# The Great Da Klugs Blind Taste Test



## Sean9689 (Nov 9, 2005)

Kidding.  :tu


----------



## freakygar (Dec 13, 2007)

I'm in. I'll bet Da Klugs he can send me 10 CC's and I won't get one right.

What ya say Dave? You in?


----------



## muziq (Mar 14, 2005)

Sean9689 said:


> Kidding.  :tu


Shit-stir-er

:r


----------



## BamaDoc77 (Jan 31, 2007)

Im in Klugs....I will send my addie, while I am at it I will send my addie to chibnkr so he can send me some too.. ha ha:r


----------



## bobarian (Oct 1, 2007)

BamaDoc77 said:


> Im in Klugs....I will send my addie, while I am at it I will send my addie to chibnkr so he can send me some too.. ha ha:r


:tpd::tpd::tpd: I'm with Stewart!


----------



## DriftyGypsy (May 24, 2006)

You folks got it wrong... you are supposed to send Klugsie cigars and he is supposed to guess them... :ss:ss:ss 

any body got any aged Tambril's or Phillies Blunts, how about some Te-Am-O's


----------



## Da Klugs (Jan 8, 2005)

Flocker! (s)

One word retorts are the best.... Prenup!


----------



## hk3 (Jan 29, 2008)

WTF! I thought it was going to be another b**ching match? Ha ha ha!


----------



## Puffy69 (Sep 8, 2005)

Dave, im ready when you are..


----------



## MeNimbus (Dec 18, 2006)

Sounds like a great idea. :tu


----------



## Sean9689 (Nov 9, 2005)

Da Klugs said:


> Flocker! (s)
> 
> One word retorts are the best.... Prenup!


D'oah!


----------



## txmatt (May 22, 2004)

Dave, I think these people are "Looking for trouble" talking about Tamboril!!


----------



## BigVito (Jan 1, 2000)

send him El Padrinos


----------



## Guest (Mar 13, 2008)

Da Klugs said:


> One word retorts are the best.... Prenup!


Ouch! :r


----------



## chibnkr (May 2, 2007)

I'll do it! Just send me 10 sticks from those "special" humidors and I'll do my best to identify them!


----------



## icehog3 (Feb 20, 2005)

Da Klugs said:


> Flocker! (s)
> 
> One word retorts are the best.... Prenup!


Oh, snap!!

Sean....don't fluck with the FFIL!! :r


----------



## E. Bunney (May 10, 2006)

Sh!t, he's never even reviewed these yet:








He must be letting them age.


----------



## taltos (Feb 28, 2006)

DriftyGypsy said:


> You folks got it wrong... you are supposed to send Klugsie cigars and he is supposed to guess them... :ss:ss:ss
> 
> any body got any aged Tambril's or Phillies Blunts, how about some Te-Am-O's


I have some Teamos and some Quorums that I will be glad to donate to the cause.:chk


----------



## D. Generate (Jul 1, 2004)

I thought it was a revisit of the old Cremosa test. I still have a strange tic after smoking that one.


----------



## newcigarz (Feb 11, 2007)

D. Generate said:


> I thought it was a revisit of the old Cremosa test. I still have a strange tic after smoking that one.

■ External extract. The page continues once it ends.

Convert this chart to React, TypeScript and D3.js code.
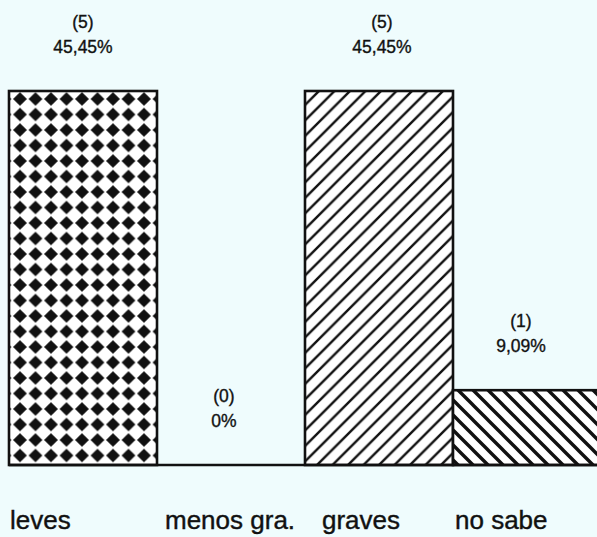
import React from "react";
import * as d3 from "d3";

const categories = ["leves", "menos gra.", "graves", "no sabe"];
const counts = [5, 0, 5, 1];
const percents = [45.45, 0, 45.45, 9.09];
const percentLabels = ["45,45%", "0%", "45,45%", "9,09%"];
const fills = ["url(#diamonds)", "none", "url(#hatchUp)", "url(#hatchDown)"];

// layout nudges (scan offsets)
const topLabelDx = [0, -7, 3, -6];
const bottomLabelDx = [1, 8, 17, 2];

const W = 597;
const H = 537;
const BASE = 465;
const BG = "#effcfd";
const INK = "#111";

export default function App() {
  const x = d3.scaleBand<string>().domain(categories).range([9, 601]).padding(0);
  const y = d3.scaleLinear().domain([0, 45.45]).range([BASE, 91]);
  const font = "'Liberation Sans', Arial, Helvetica, sans-serif";
  const s = 15.5;
  const r = 6.9;
  return (
    <svg
      width={W}
      height={H}
      style={{ position: "absolute", left: 0, top: 0, background: BG }}
    >
      <defs>
        <pattern id="diamonds" patternUnits="userSpaceOnUse" width={s} height={s} x={20 - s / 2} y={99 - s / 2}>
          <rect width={s} height={s} fill="#fff" />
          <path
            d={`M${s / 2},${s / 2 - r} L${s / 2 + r},${s / 2} L${s / 2},${s / 2 + r} L${s / 2 - r},${s / 2} Z`}
            fill={INK}
          />
        </pattern>
        <pattern id="hatchUp" patternUnits="userSpaceOnUse" width={15.5} height={15.5} x={7} y={0}>
          <rect width={15.5} height={15.5} fill="#fff" />
          <path d="M-4,4 L4,-4 M0,15.5 L15.5,0 M11.5,19.5 L19.5,11.5" stroke={INK} strokeWidth={2.4} />
        </pattern>
        <pattern id="hatchDown" patternUnits="userSpaceOnUse" width={15} height={15} x={8} y={0}>
          <rect width={15} height={15} fill="#fff" />
          <path d="M-4,11 L4,19 M0,0 L15,15 M11,-4 L19,4" stroke={INK} strokeWidth={3.4} />
        </pattern>
      </defs>
      <rect width={W} height={H} fill={BG} />
      {categories.map((c, i) => {
        const x0 = x(c)!;
        const yTop = y(percents[i]);
        const h = BASE - yTop;
        return (
          <g key={c}>
            {h > 0 && (
              <rect
                x={x0}
                y={yTop}
                width={x.bandwidth()}
                height={h}
                fill={fills[i]}
                stroke={INK}
                strokeWidth={2.6}
              />
            )}
          </g>
        );
      })}
      <line x1={x(categories[0])!} x2={W} y1={BASE} y2={BASE} stroke={INK} strokeWidth={2.6} />
      {categories.map((c, i) => {
        const cx = x(c)! + x.bandwidth() / 2 + topLabelDx[i];
        const yTop = y(percents[i]);
        return (
          <g key={"l" + c} fontFamily={font} fontSize={17.5} fill={INK} stroke={INK} strokeWidth={0.35} textAnchor="middle">
            <text x={cx} y={yTop - 63}>{`(${counts[i]})`}</text>
            <text x={cx} y={yTop - 38}>{percentLabels[i]}</text>
          </g>
        );
      })}
      {categories.map((c, i) => (
        <text
          key={"b" + c}
          x={x(c)! + bottomLabelDx[i]}
          y={529}
          fontFamily={font}
          fontSize={26}
          fill={INK}
          stroke={INK}
          strokeWidth={0.4}
        >
          {c}
        </text>
      ))}
    </svg>
  );
}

Posted this in the CS quotes Thread :r



RcktS4 said:


> The persistence of this unbearably bad cigar never ceases to amaze me.
> 
> 500 bombs, countless palates decimated with spectacular aged cigars, 5000 posts, 600+ RG, over 40 user notes, countless trader inputs, moderator status, and one of the most ridiculous buying sprees in jungle history, and what is it that Da Klugs will be remembered as?
> 
> ...


----------



## Old Sailor (Jul 27, 2006)

I think he should join the Bruce & Tom club....gurkha's:ss


----------



## steelheaderdu (Aug 18, 2006)

I've got a few Pepins & Tatuajes, I mean Dunhills & Nectares for you to try...:tu

Or we could play my favorite game: Is it a Cremosa?


----------



## icehog3 (Feb 20, 2005)

Old Sailor said:


> I think he should join the Bruce & Tom club....gurkha's:ss


Oh, it is Bruce's Club, Dave.....I just went along for the ride.  :r


----------



## chibnkr (May 2, 2007)

Old Sailor said:


> I think he should join the Bruce & Tom club....gurkha's:ss


LOL! I just picked this little beauty up for Bruce's birthday present this year:


----------



## FattyCBR (Feb 22, 2007)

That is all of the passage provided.